Hospitality and being the master of the house #clmooc

hospitalSomeone wrote ” … As Derrida makes explicit, there is a more existential example of this tension, in that the notion of hospitality requires one to be the ‘master’ of the house, country or nation (and hence controlling). His point is relatively simple here; to be hospitable, it is first necessary that one must have the power to host. …”

And again Derrida proves to be wrong in translation, hospitalité (fr Fait de recevoir quelqu’un chez soi gratuitement et avec amabilité.) has a different meaning from hospitable (en). In English it also means receptive and open-minded, welcoming, and it is also about parties and meals. In French it is mainly let someone stay without asking money (sleep and live) under one’s roof. Very close meaning to ‘hospital’.
When sitting on a beach (the train, the grass) and some asked you if it is permitted to occupy the place next to you.

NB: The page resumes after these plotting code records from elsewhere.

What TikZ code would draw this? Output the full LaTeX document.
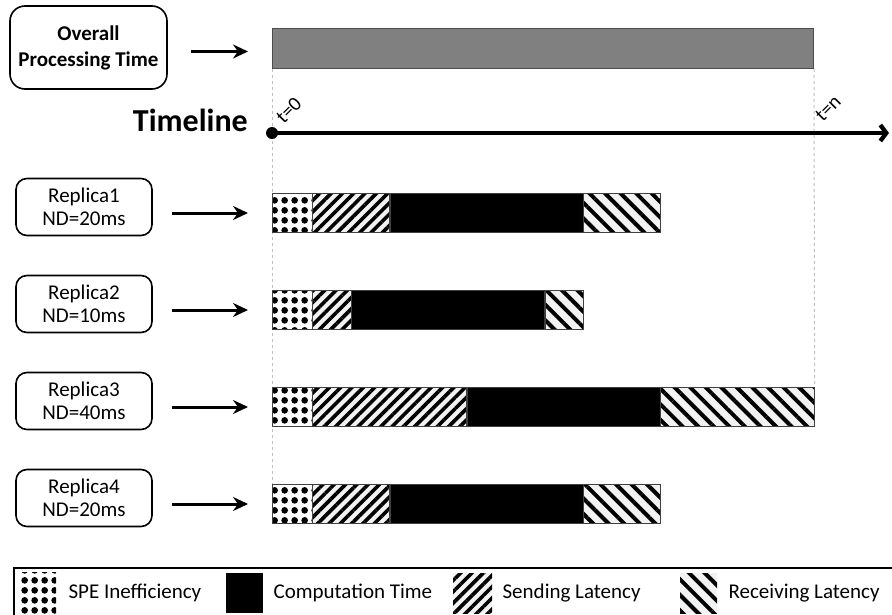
\documentclass[tikz,border=0pt]{standalone}
\usepackage{fontspec}
\setmainfont{Carlito}
\usetikzlibrary{calc,positioning,arrows.meta,patterns.meta}
\pgfdeclarelayer{background}
\pgfsetlayers{background,main}

\tikzdeclarepattern{
  name=spedots,
  type=uncolored,
  bottom left={(0pt,0pt)},
  top right={(10pt,10pt)},
  tile size={(10pt,10pt)},
  code={\fill (5pt,5pt) circle (3.6pt);}
}

\begin{document}
\begin{tikzpicture}[x=1pt,y=-1pt,
    labelbox/.style={draw,line width=1.6pt,rounded corners=11pt,minimum width=136pt,minimum height=57pt,inner sep=0pt,align=center,font={\fontsize{21}{23.5}\selectfont}},
    headbox/.style={labelbox,rounded corners=15pt,minimum width=157pt,minimum height=83pt,font={\bfseries\fontsize{21}{26}\selectfont}},
    arr/.style={line width=3pt,-{Stealth[length=15pt,width=14pt,inset=5pt]}},
    seg/.style={inner sep=0pt,minimum height=39pt,anchor=west,postaction={draw=black!75,line width=0.8pt}},
    spefill/.style={fill=white,postaction={pattern=spedots}},
    cmpfill/.style={fill=black},
    sndfill/.style={fill=black!5,postaction={pattern={Lines[angle=45,distance=8pt,line width=3.6pt]}}},
    rcvfill/.style={fill=black!5,postaction={pattern={Lines[angle=-45,distance=11pt,line width=4pt]}}},
    guide/.style={dashed,draw=black!25,line width=1pt},
    tlabel/.style={inner sep=0pt,rotate=45,anchor=south west,font={\fontsize{20}{22}\selectfont}},
    legkey/.style={inner sep=0pt,minimum height=40pt,anchor=west},
    legtext/.style={inner sep=0pt,font={\fontsize{21}{24}\selectfont}}]
            \useasboundingbox (0,0) rectangle (892,615);

            \node[headbox] (overall) at (88.5,47.5) {Overall\\Processing Time};
            \node[draw=black!70,line width=1pt,fill=black!50,inner sep=0pt,minimum width=541pt,minimum height=40pt,anchor=north west] (ptime) at (272,28) {};
            \draw[arr,shorten <=23pt,shorten >=24pt] ($ (overall.east) + (0,4) $) -- ($ (overall.east -| ptime.west) + (0,4) $);

            \node[circle,fill,inner sep=0pt,minimum size=12pt] (t0) at (272,133) {};
            \coordinate (tn) at (ptime.south east |- t0);
            \coordinate (tend) at (889,133);
            \draw[line width=4.3pt,-{Straight Barb[length=6pt,width=16pt]}] (t0.center) -- (tend);
            \node[inner sep=0pt,anchor=base east,font={\bfseries\fontsize{32}{38}\selectfont}] (tline) at ($ (t0) + (-24,-1) $) {Timeline};
            \begin{scope}[y=1pt]
                \node[tlabel] (lt0) at ($ (t0) + (12,8) $) {t=0};
                \node[tlabel] (ltn) at ($ (tn) + (9,10) $) {t=n};
            \end{scope}

            \foreach \i/\nd/\yy in {1/20/213,2/10/310,3/40/407,4/20/504}{
                \pgfmathsetmacro{\lat}{3.85*\nd}
                \node[spefill,seg,minimum width=40pt] (spe\i) at (272,\yy) {};
                \node[sndfill,seg,minimum width=\lat pt] (snd\i) at (spe\i.east) {};
                \node[cmpfill,seg,minimum width=193pt] (cmp\i) at (snd\i.east) {};
                \node[rcvfill,seg,minimum width=\lat pt] (rcv\i) at (cmp\i.east) {};
                \node[labelbox] (rep\i) at (84,\yy-6) {Replica\i\\ND=\nd ms};
                \draw[arr,shorten <=19pt,shorten >=24pt] (rep\i.east |- spe\i.west) -- (spe\i.west);
            }

            \begin{pgfonlayer}{background}
                \draw[guide] (ptime.south west) -- (spe4.north west);
                \draw[guide] (ptime.south east) -- (rcv3.north east);
            \end{pgfonlayer}

            \node[draw,line width=1.5pt,inner sep=0pt,minimum width=885pt,minimum height=48pt,anchor=north west] (legend) at (13,567) {};
            \node[legkey,spefill,minimum width=36pt,minimum height=42pt] (kspe) at (20,593) {};
            \node[legtext,right=12pt of kspe] (tspe) {SPE Inefficiency};
            \node[legkey,cmpfill,minimum width=37pt] (kcmp) at (226,593) {};
            \node[legtext,right=10pt of kcmp] (tcmp) {Computation Time};
            \node[legkey,sndfill,minimum width=39pt] (ksnd) at (453,593) {};
            \node[legtext,right=10pt of ksnd] (tsnd) {Sending Latency};
            \node[legkey,rcvfill,minimum width=37pt] (krcv) at (680,593) {};
            \node[legtext,right=11pt of krcv] (trcv) {Receiving Latency};
        \end{tikzpicture}
\end{document}
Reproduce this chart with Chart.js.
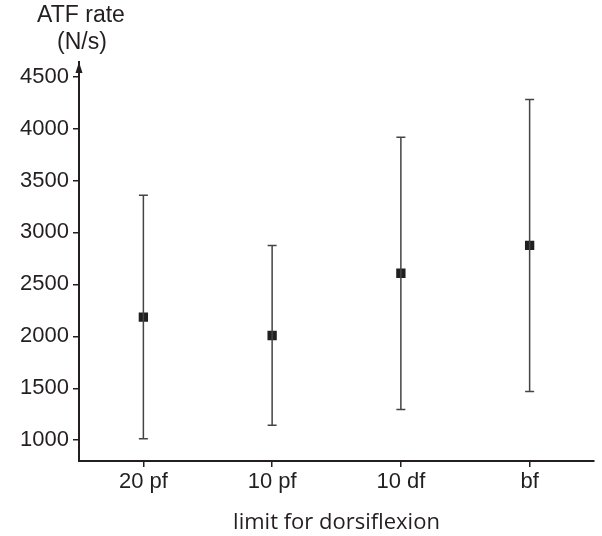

Saying yes you are welcome, is hospitality, and you need not own the beach. Hospitality (en) is not in the place it is in the human. (In French it is more about houses and places) In English it is connected to being a good host.

Author: annacow

Bovine participant of DS106

3 thoughts on “Hospitality and being the master of the house #clmooc”

  1. Good point ! Sometimes i don’t mind that i am never sure what Derrida means … His translated writing is already interpretation so i reinterpret it to what makes sense for my own context and fly from there

    I have a feeling he’d be hospitable enough to accept my interpretation as long as i don’t attribute it to him 😉

    But thanks for clarification about this – i did not know the French meaning was so specific and different . I do think that the bench example isn’t exactly different. Being there “first” gives a small privilege to a person , right? Even if they don’t own it

    1. I agree with Maha that the bench example fits with Derrida’s sense of hospitability as controlling. My reading is that the focus of his thinking is in the distinction between ideals of unconditional hospitable practice and the conditions placed on these ideals by implementation.

      Hospitals, also hostages.

  2. agree, some people do act as if the bench is property. But in metro and other crowded places that is not regarded as proper behavior.
    The right explanation is the psychology of the privacy. People do not want strangers to invade their private circle. In the metro that circle is small, and on a bench in a park that circle is bigger.